Tuesday, January 13, 2015

Je Suis Charlie? Well, Yeah, But...

I realize that a lot of people make a lot of noise about the supposed imposition of stricter controls upon our rights to own guns in this country, but freedom of speech trumps freedom to bear arms every day and twice on Sunday as far as I'm concerned. Granted, we free-speech-ers don't have a ready-made slogan like the gun nuts ("you can take my freedom of speech when you pry it from my cold, dead hands" doesn't have the same ring to it), but I have never owned a gun, I don't plan on owning a gun, and if the government ever did come after me to take my gun, they'd be disappointed. Freedom of speech, even when you disagree with it, isn't just an American right. It's a human-being right, no matter where you are. The people who worry so much about protecting their penis-substitutes won't say a thing if someone's right to speak out (especially if the right to speak out is against gun violence) is taken from them.

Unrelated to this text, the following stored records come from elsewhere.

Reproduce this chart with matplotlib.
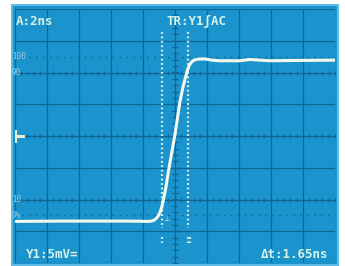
import numpy as np
import matplotlib.pyplot as plt
from matplotlib.patches import Rectangle

# scope screen colours
screen_blue = '#1b93cd'
edge_blue = '#5cbce6'
grid_blue = '#0f6593'
ink = '#d4f2e8'

# trace, in divisions (x: 0..10, y: -4..4)
trace_x = [0.0, 1.42, 2.66, 3.60, 4.16, 4.28, 4.36, 4.44, 4.50, 4.55, 4.60, 4.64,
           4.72, 4.81, 4.91, 5.00, 5.09, 5.16, 5.25, 5.33, 5.40, 5.45, 5.50,
           5.56, 5.63, 5.72, 5.93, 6.15, 6.40, 7.03, 7.34, 7.96, 8.89, 10.0]
trace_y = [-2.69, -2.68, -2.68, -2.68, -2.69, -2.68, -2.65, -2.58, -2.49, -2.38,
           -2.22, -2.04, -1.64, -1.07, -0.50, 0.0, 0.60, 1.07, 1.51, 1.83, 2.08,
           2.22, 2.30, 2.36, 2.40, 2.42, 2.43, 2.39, 2.37, 2.37, 2.41, 2.37,
           2.38, 2.39]

cursor_x = [4.60, 5.42]
level_labels = ['100', '90', '10', '0%']
level_y = [2.5, 2.0, -2.0, -2.5]

W, H = 345, 266
fig = plt.figure(figsize=(W / 100, H / 100), dpi=100)
fig.patch.set_facecolor('white')

# screen area
fig.add_artist(Rectangle((12 / W, 1 - 265 / H), 326 / W, 260 / H, transform=fig.transFigure,
                         facecolor=screen_blue, edgecolor=edge_blue, lw=1.5, zorder=-5))

ax = fig.add_axes([14.5 / W, 3 / H, 320.5 / W, 254 / H])
ax.set_xlim(0, 10)
ax.set_ylim(-4, 4)
ax.axis('off')
ax.patch.set_alpha(0)

# graticule
for i in range(11):
    ax.axvline(i, color=grid_blue, lw=0.9, zorder=1)
for j in range(-4, 5):
    ax.axhline(j, color=grid_blue, lw=0.9, zorder=1)

# minor ticks on centre lines and 10/90 lines
tx = np.arange(0, 10.01, 0.2)
for yy in [0, 2, -2]:
    ax.plot(tx, np.full_like(tx, yy), ls='none', marker='|', ms=3.5, mew=0.9, color=grid_blue, zorder=1)
ty = np.arange(-4, 4.01, 0.2)
ax.plot(np.full_like(ty, 5), ty, ls='none', marker='_', ms=4.5, mew=0.9, color=grid_blue, zorder=1)

# 0% / 100% dotted levels
for yy in [2.5, -2.5]:
    ax.axhline(yy, color=grid_blue, lw=1, ls=(0, (1, 4)), zorder=1)

# level labels
for lab, yy in zip(level_labels, level_y):
    ax.text(-0.08, yy, lab, fontsize=5.5, color='#9fcfdf', ha='left', va='center',
            family='DejaVu Sans Mono', zorder=3)

# cursors
for k, cx in enumerate(cursor_x):
    ax.plot([cx, cx], [3.28, -2.9], color=ink, lw=1.6, ls=(0, (0.8, 1.2)), zorder=2)
    ax.plot([cx, cx], [-3.18, -3.37], color=ink, lw=1.6, ls=(0, (0.8, 1.2)), zorder=2)
ax.plot([cursor_x[1] + 0.07] * 2, [-3.18, -3.37], color=ink, lw=1.6, ls=(0, (0.8, 1.2)), zorder=2)

# ground marker and trigger marker
ax.plot([0.02, 0.02], [-0.17, 0.17], color='#e4eed6', lw=2.2, zorder=3)
ax.plot([0.02, 0.25], [0, 0], color='#e4eed6', lw=2.2, zorder=3)
ax.text(4.75, -2.62, '\u22a5', fontsize=5, color=ink, ha='center', va='center', zorder=3)

# trace
ax.plot(trace_x, trace_y, color='#f3f8ee', lw=2.2, solid_capstyle='round',
        solid_joinstyle='round', zorder=4)

# readouts
txt = dict(family='DejaVu Sans Mono', fontsize=9, fontweight='bold', color=ink, zorder=5)
ax.text(0.05, 3.6, 'A:2ns', ha='left', va='center', **txt)
ax.text(4.75, 3.6, 'TR:Y1\u0283AC', ha='left', va='center', **txt)
ax.text(0.35, -3.74, 'Y1:5mV=', ha='left', va='center', **txt)
ax.text(9.8, -3.74, '\u0394t:1.65ns', ha='right', va='center', **txt)

fig.savefig('out.png', dpi=100)
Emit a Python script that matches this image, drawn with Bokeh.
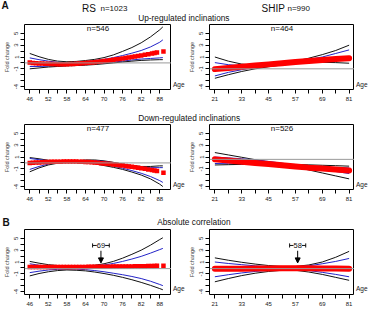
from bokeh.plotting import figure
from bokeh.layouts import column, row
from bokeh.models import Range1d, FixedTicker, Label, Arrow, NormalHead, Span
from bokeh.embed import file_html
from bokeh.resources import INLINE

FONT = "Liberation Sans"
BLACK = "#111111"
BLUE = "#2424c8"
RED = "#ff0000"
GRAY = "#9a9a9a"

# ---------------- data ----------------
# age grids on which the confidence curves are drawn
rs_grid = [46, 49, 52, 55, 58, 61, 64, 67, 70, 73, 76, 79, 82, 85, 88, 89]
ship_grid = [21, 27, 33, 39, 45, 51, 57, 63, 69, 75, 81]

# ages of the fitted RS points (red squares)
rs_pts_age = list(range(46, 83)) + [83.2, 84.3, 85.5, 86.3, 87.1, 89.2]

# RS, up-regulated inclinations
rs_up_black_hi = [1.6, 1.05, 0.6, 0.3, 0.2, 0.25, 0.4, 0.6, 0.9, 1.35, 1.95, 2.6, 3.4, 4.4, 5.6, 6.1]
rs_up_blue_hi = [0.85, 0.55, 0.3, 0.1, 0.05, 0.1, 0.2, 0.4, 0.6, 0.9, 1.25, 1.65, 2.1, 2.7, 3.5, 3.9]
rs_up_blue_lo = [-0.6, -0.6, -0.55, -0.5, -0.45, -0.4, -0.3, -0.15, -0.05, 0.15, 0.3, 0.5, 0.65, 0.75, 0.85, 0.9]
rs_up_black_lo = [-1.0, -0.85, -0.7, -0.6, -0.5, -0.45, -0.38, -0.28, -0.15, 0.0, 0.15, 0.3, 0.42, 0.5, 0.55, 0.55]
rs_up_fit = [0.05, 0.0, -0.04, -0.08, -0.11, -0.14, -0.16, -0.18, -0.2, -0.21, -0.22, -0.22,
             -0.21, -0.19, -0.17, -0.14, -0.1, -0.06, -0.02, 0.03, 0.08, 0.13, 0.19, 0.25,
             0.31, 0.38, 0.45, 0.52, 0.6, 0.68, 0.76, 0.84, 0.92, 1.0, 1.09, 1.18, 1.27,
             1.38, 1.48, 1.6, 1.67, 1.75, 1.95]
rs_up_ref = 0.0
rs_up_n = "n=546"

# SHIP, up-regulated inclinations
ship_up_black_hi = [1.0, 0.3, -0.2, -0.4, -0.35, -0.1, 0.3, 0.8, 1.4, 2.1, 3.0]
ship_up_blue_hi = [0.05, -0.3, -0.5, -0.5, -0.4, -0.15, 0.2, 0.6, 1.0, 1.6, 2.2]
ship_up_blue_lo = [-2.2, -1.6, -1.15, -0.75, -0.45, -0.2, 0.05, 0.25, 0.4, 0.45, 0.5]
ship_up_black_lo = [-2.6, -2.0, -1.45, -1.0, -0.65, -0.35, -0.1, 0.05, 0.1, 0.05, -0.05]
ship_up_fit = [-1.05, -0.85, -0.65, -0.45, -0.25, -0.05, 0.15, 0.33, 0.5, 0.65, 0.8]
ship_up_ref = -1.0
ship_up_n = "n=464"

# RS, down-regulated inclinations
rs_dn_black_hi = [0.9, 0.7, 0.45, 0.3, 0.25, 0.35, 0.5, 0.5, 0.35, 0.1, -0.2, -0.45, -0.6, -0.6, -0.5, -0.5]
rs_dn_blue_hi = [0.75, 0.55, 0.38, 0.28, 0.25, 0.32, 0.42, 0.4, 0.25, 0.0, -0.3, -0.55, -0.72, -0.8, -0.8, -0.8]
rs_dn_blue_lo = [-1.1, -0.6, -0.2, 0.05, 0.15, 0.15, 0.1, -0.05, -0.3, -0.55, -0.9, -1.3, -1.75, -2.3, -3.0, -3.3]
rs_dn_black_lo = [-1.5, -0.85, -0.35, -0.05, 0.1, 0.1, 0.05, -0.15, -0.45, -0.75, -1.1, -1.55, -2.05, -2.7, -3.6, -4.0]
rs_dn_fit = [0.0, 0.03, 0.06, 0.09, 0.12, 0.14, 0.16, 0.18, 0.19, 0.2, 0.21, 0.22,
             0.22, 0.22, 0.22, 0.22, 0.21, 0.19, 0.17, 0.14, 0.1, 0.06, 0.01, -0.04,
             -0.09, -0.14, -0.2, -0.26, -0.32, -0.38, -0.45, -0.52, -0.59, -0.66, -0.74, -0.82, -0.9,
             -1.0, -1.1, -1.22, -1.3, -1.38, -1.65]
rs_dn_ref = 0.0
rs_dn_n = "n=477"

# SHIP, down-regulated inclinations
ship_dn_black_a = [1.75, 1.35, 0.95, 0.55, 0.15, -0.3, -0.75, -1.2, -1.7, -2.2, -2.7]
ship_dn_blue_a = [1.0, 0.85, 0.7, 0.5, 0.25, -0.05, -0.35, -0.7, -1.05, -1.45, -1.8]
ship_dn_blue_b = [-0.1, -0.15, -0.2, -0.25, -0.3, -0.4, -0.5, -0.6, -0.7, -0.78, -0.85]
ship_dn_black_b = [-0.35, -0.3, -0.25, -0.22, -0.2, -0.22, -0.27, -0.33, -0.4, -0.47, -0.55]
ship_dn_fit = [0.6, 0.4, 0.2, 0.0, -0.2, -0.4, -0.6, -0.8, -0.95, -1.1, -1.3]
ship_dn_ref = 0.6
ship_dn_n = "n=526"

# RS, absolute correlation
rs_abs_black_hi = [1.1, 0.8, 0.55, 0.4, 0.3, 0.3, 0.35, 0.45, 0.7, 1.1, 1.65, 2.3, 3.0, 3.85, 4.8, 5.1]
rs_abs_blue_hi = [0.7, 0.45, 0.3, 0.2, 0.15, 0.15, 0.2, 0.3, 0.5, 0.75, 1.1, 1.5, 1.95, 2.5, 3.1, 3.3]
rs_abs_blue_lo = [-0.8, -0.55, -0.35, -0.25, -0.2, -0.2, -0.3, -0.45, -0.65, -0.9, -1.15, -1.45, -1.8, -2.25, -2.8, -3.0]
rs_abs_black_lo = [-1.35, -0.95, -0.65, -0.45, -0.35, -0.4, -0.5, -0.7, -0.95, -1.25, -1.6, -2.0, -2.45, -2.95, -3.5, -3.7]
rs_abs_fit = [0.15, 0.15, 0.15, 0.15, 0.15, 0.15, 0.15, 0.15, 0.15, 0.15, 0.15, 0.15,
              0.15, 0.15, 0.15, 0.16, 0.16, 0.17, 0.17, 0.18, 0.18, 0.19, 0.19, 0.2,
              0.2, 0.21, 0.21, 0.22, 0.22, 0.23, 0.23, 0.24, 0.25, 0.25, 0.26, 0.27, 0.28,
              0.3, 0.31, 0.33, 0.34, 0.35, 0.38]
rs_abs_ref = -0.12
rs_peak = 69
rs_peak_span = (66.3, 71.7)

# SHIP, absolute correlation
ship_abs_black_a = [1.7, 1.3, 0.95, 0.65, 0.4, 0.25, 0.25, 0.5, 1.0, 1.8, 2.8]
ship_abs_blue_a = [1.0, 0.75, 0.55, 0.35, 0.2, 0.1, 0.15, 0.35, 0.7, 1.1, 1.6]
ship_abs_blue_b = [-1.5, -1.15, -0.85, -0.6, -0.4, -0.25, -0.25, -0.45, -0.75, -1.1, -1.5]
ship_abs_black_b = [-2.35, -1.8, -1.3, -0.9, -0.6, -0.4, -0.4, -0.7, -1.1, -1.6, -2.1]
ship_abs_fit = [-0.15, -0.15, -0.14, -0.12, -0.1, -0.07, -0.05, -0.07, -0.1, -0.12, -0.14]
ship_abs_ref = -0.12
ship_peak = 58
ship_peak_span = (54.4, 61.6)

# axis ticks
rs_ticks = list(range(46, 89, 3))
rs_tick_labels = [46, 52, 58, 64, 70, 76, 82, 88]
ship_ticks = list(range(21, 82, 6))
ship_tick_labels = [21, 33, 45, 57, 69, 81]
y_ticks = list(range(-4, 6))
y_tick_labels = [5, 3, 1, -1, -4]

# ---------------- layout constants ----------------
Y_LO, Y_HI = -4.5, 6.5
FRAME_H = 65
RS_X = (44.3, 91.8)
SHIP_X = (18.6, 83.4)
FRAME_W = 147
GAP_W = 14


def blank(width, height):
    b = figure(width=width, height=height, x_range=Range1d(0, width), y_range=Range1d(height, 0),
               output_backend="svg", toolbar_location=None, x_axis_location=None,
               y_axis_location=None, min_border=0)
    b.outline_line_color = None
    b.grid.visible = False
    return b


def header(height, labels):
    h = blank(369, height)
    for x, y, txt, size, style in labels:
        h.add_layout(Label(x=x, y=y, text=txt, text_font=FONT, text_font_size=size,
                           text_font_style=style, text_baseline="middle", text_align="left",
                           text_color="#111111"))
    return h


def age_strip(b_bottom):
    # narrow strip right of a panel carrying the "Age" axis title
    s = blank(GAP_W, FRAME_H + b_bottom)
    s.add_layout(Label(x=1.5, y=FRAME_H + 11, text="Age", text_font=FONT,
                       text_font_size="6.5px", text_baseline="middle", text_align="left",
                       text_color="#222222"))
    return s


def panel(xr, ticks, tick_labels, b_left, b_bottom):
    p = figure(width=b_left + FRAME_W, height=FRAME_H + b_bottom, x_range=Range1d(*xr),
               y_range=Range1d(Y_LO, Y_HI), output_backend="svg", toolbar_location=None,
               min_border_left=b_left, min_border_right=0, min_border_top=0,
               min_border_bottom=b_bottom)
    p.grid.visible = False
    p.outline_line_color = "black"
    p.outline_line_width = 1
    p.outline_line_alpha = 1

    p.xaxis.ticker = FixedTicker(ticks=ticks)
    p.xaxis.major_label_overrides = {t: (str(t) if t in tick_labels else "") for t in ticks}
    p.yaxis.ticker = FixedTicker(ticks=y_ticks)
    p.yaxis.major_label_overrides = {t: (str(t) if t in y_tick_labels else "") for t in y_ticks}
    p.yaxis.major_label_orientation = "vertical"
    p.yaxis.axis_label = "Fold change"
    p.yaxis.axis_label_text_font = FONT
    p.yaxis.axis_label_text_font_size = "5.5px"
    p.yaxis.axis_label_text_font_style = "normal"
    p.yaxis.axis_label_standoff = 2
    for ax in (p.xaxis, p.yaxis):
        ax.axis_line_color = None
        ax.major_tick_out = 4
        ax.major_tick_in = 0
        ax.major_tick_line_color = "black"
        ax.minor_tick_line_color = None
        ax.major_label_standoff = 2
        ax.major_label_text_font = FONT
        ax.major_label_text_font_size = "6px"
        ax.major_label_text_color = "#222222"
    p.xaxis.major_label_standoff = 3
    return p


def curves(p, grid, lines, fit_x, fit_y, ref, squares):
    p.add_layout(Span(location=ref, dimension="width", line_color=GRAY, line_width=1))
    colors = [BLACK, BLUE, BLUE, BLACK]
    for ys, c in zip(lines, colors):
        p.line(grid, ys, line_color=c, line_width=1)
    if squares:
        p.scatter(fit_x, fit_y, marker="square", size=4.5, fill_color=RED, line_color=None)
    else:
        p.line(fit_x, fit_y, line_color=RED, line_width=6, line_cap="round")


def n_label(p, xr, txt):
    p.add_layout(Label(x=(xr[0] + xr[1]) / 2, y=5.75, text=txt, text_font=FONT,
                       text_font_size="8px", text_align="center", text_baseline="middle",
                       text_color="#111111"))


def peak_mark(p, age, span):
    p.segment(x0=[span[0]], y0=[3.8], x1=[span[1]], y1=[3.8], line_color=BLACK, line_width=1)
    p.segment(x0=[span[0], span[1]], y0=[3.45, 3.45], x1=[span[0], span[1]], y1=[4.15, 4.15],
              line_color=BLACK, line_width=1)
    p.add_layout(Label(x=age, y=3.8, text=str(age), text_font=FONT, text_font_size="7.5px",
                       text_align="center", text_baseline="middle", text_color="#111111",
                       background_fill_color="white"))
    p.add_layout(Arrow(end=NormalHead(size=5, fill_color="black", line_color="black"),
                       x_start=age, y_start=2.9, x_end=age, y_end=0.85,
                       line_color="black", line_width=1))


# ---------------- headers ----------------
h1 = header(24, [(1, 4.5, "A", "10px", "bold"),
                 (81.5, 7.5, "RS", "10px", "normal"),
                 (100, 7.8, "n=1023", "8px", "normal"),
                 (261, 7.5, "SHIP", "10px", "normal"),
                 (287, 7.8, "n=990", "8px", "normal"),
                 (137.7, 17.3, "Up-regulated inclinations", "8.3px", "normal")])
h2 = header(18, [(137.7, 11.5, "Down-regulated inclinations", "8.3px", "normal")])
h3 = header(23, [(2, 16, "B", "10px", "bold"),
                 (156.7, 15.7, "Absolute correlation", "8.3px", "normal")])

# ---------------- panels ----------------
p1 = panel(RS_X, rs_ticks, rs_tick_labels, 24, 17)
curves(p1, rs_grid, [rs_up_black_hi, rs_up_blue_hi, rs_up_blue_lo, rs_up_black_lo],
       rs_pts_age, rs_up_fit, rs_up_ref, True)
n_label(p1, RS_X, rs_up_n)

p2 = panel(SHIP_X, ship_ticks, ship_tick_labels, 22, 17)
curves(p2, ship_grid, [ship_up_black_hi, ship_up_blue_hi, ship_up_blue_lo, ship_up_black_lo],
       ship_grid, ship_up_fit, ship_up_ref, False)
n_label(p2, SHIP_X, ship_up_n)

p3 = panel(RS_X, rs_ticks, rs_tick_labels, 24, 17)
curves(p3, rs_grid, [rs_dn_black_hi, rs_dn_blue_hi, rs_dn_blue_lo, rs_dn_black_lo],
       rs_pts_age, rs_dn_fit, rs_dn_ref, True)
n_label(p3, RS_X, rs_dn_n)

p4 = panel(SHIP_X, ship_ticks, ship_tick_labels, 22, 17)
curves(p4, ship_grid, [ship_dn_black_a, ship_dn_blue_a, ship_dn_blue_b, ship_dn_black_b],
       ship_grid, ship_dn_fit, ship_dn_ref, False)
n_label(p4, SHIP_X, ship_dn_n)

p5 = panel(RS_X, rs_ticks, rs_tick_labels, 24, 19)
curves(p5, rs_grid, [rs_abs_black_hi, rs_abs_blue_hi, rs_abs_blue_lo, rs_abs_black_lo],
       rs_pts_age, rs_abs_fit, rs_abs_ref, True)
peak_mark(p5, rs_peak, rs_peak_span)

p6 = panel(SHIP_X, ship_ticks, ship_tick_labels, 22, 19)
curves(p6, ship_grid, [ship_abs_black_a, ship_abs_blue_a, ship_abs_blue_b, ship_abs_black_b],
       ship_grid, ship_abs_fit, ship_abs_ref, False)
peak_mark(p6, ship_peak, ship_peak_span)

layout = column(h1,
                row(p1, age_strip(17), p2, age_strip(17)),
                h2,
                row(p3, age_strip(17), p4, age_strip(17)),
                h3,
                row(p5, age_strip(19), p6, age_strip(19)))

open("out.html", "w").write(file_html(layout, INLINE))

The attacks on Charlie Hebdo have done what often occurs when issues of free speech come up in the past: they've made an unlikely martyr out of something that probably doesn't deserve it. What I've seen of the magazine's cartoons is pretty awful, content-wise. But here's the thing: you can think that, but that doesn't give you license to walk into the place and shoot it up. "Je Suis Charlie" is trending now on social media, and like a lot of things that "trend," the subtle arguments one could make about the tastefulness of the magazine's cartoons don't fit well under a hashtag. I may not like what I've seen of Charlie Hebdo, but I don't think anyone deserved to lose their lives over it.

Freedom of speech, the freedom to form your own thought and not have it imposed from you on high, is taken for granted in this country. We simply don't give a damn about protecting it, especially when someone says something that we don't agree with. Vile and hateful speech has been a particular victim of social media, which is a good thing: if someone's stupid enough to post something derogatory, they deserve the scorn that is usually unleashed upon them. But what the attackers (who claimed to be Islamic warriors, though I think that they cloaked their actions in the idea of Muslim beliefs to "justify" it, just as Crusaders dressed themselves up in the Christian Church to explain away their campaigns of bloodshed and plunder in the Holy Land) did is never, ever, ever okay. If anything, they defeated the claimed purpose of their own endeavor with their very actions: those cartoons that they sought to suppress will probably be seen, and by millions more eyeballs than the magazine frankly probably deserves. It is a victory for freedom of speech, even if that speech is disagreeable.

Consider someone who comes from an oppressive regime, where basic freedoms aren't available; you think they give a damn about getting their choice of firearms at the local WalMart if they've escaped years, decades of torture and terror elsewhere? Speech, and writing, are far more powerful than any bullet can ever hope to be. Words convey ideas, illustrations, revolutions. So while I question the logic behind the "offensive cartoons" in the first place, while I find much of what else the magazine has done to be tasteless and vulgar, I defend Charlie Hebdo's right to do what they do without the fear of violent reprisal. Because, goddam it, that doesn't fly with me. "Je suis Charlie"? If that's what you mean, than yeah, Je Suis Charlie.